Anjette Lyles (née Donovan; August 23, 1925 - December 4, 1977) was an American restaurateur and serial killer responsible for the poisoning deaths of four relatives in Macon, Georgia, between 1952 and 1958. Initially sentenced to death upon her conviction, Lyles was eventually diagnosed with paranoid schizophrenia and the Georgia State Board of Pardons and Paroles commuted her death sentence to commitment to the Central State Hospital in Milledgeville, where she spent the rest of her life.

== Biography ==
In 1947 she married Ben F. Lyles Jr., who owned the Lyles Restaurant in downtown Macon. She had two daughters with him: Marcia in 1948 and Carla in 1951. Ben died on January 25, 1952.

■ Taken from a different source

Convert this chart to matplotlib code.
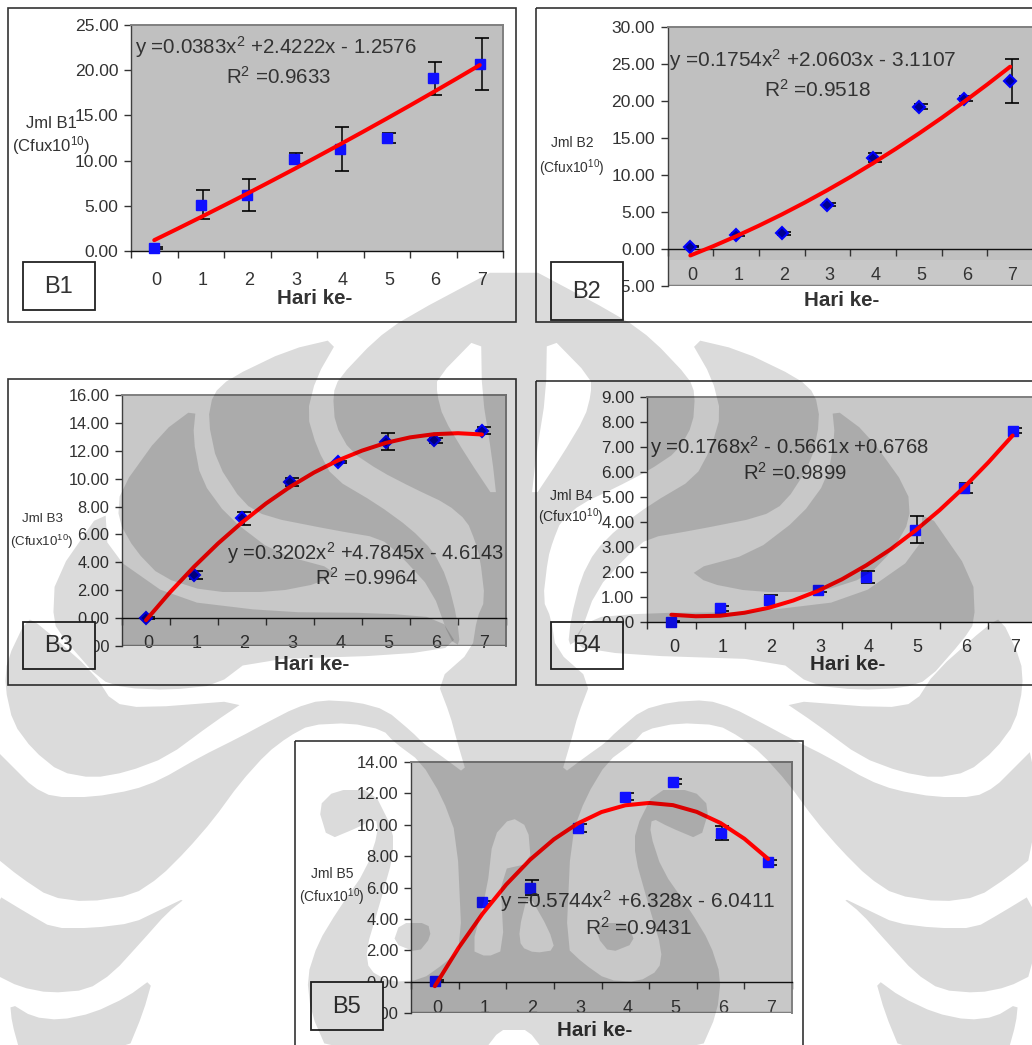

In 1955, Lyles began dating Joe Neal "Buddy" Gabbert, a pilot for Capitol Airways. Gabbert died on December 2, 1955. With the inherited money, Lyles bought a new car and house.

After the death of her first mother-in-law and her daughter Marcia's death, people began to be suspicious of her. An investigation in 1958 revealed that the three bodies had died from arsenic poisoning. The arsenic had been found to have been given over a period of time to the victims by having them ingest small doses.

On May 6, 1958, Lyles was arrested and charges with four counts of murder.

The victims were first husband Ben F. Lyles Jr., second husband Joe Neal Gabbert, Ben Lyles' mother Julia, and elder daughter Marcia Lyles. The motive for their murders was found to be financial gain.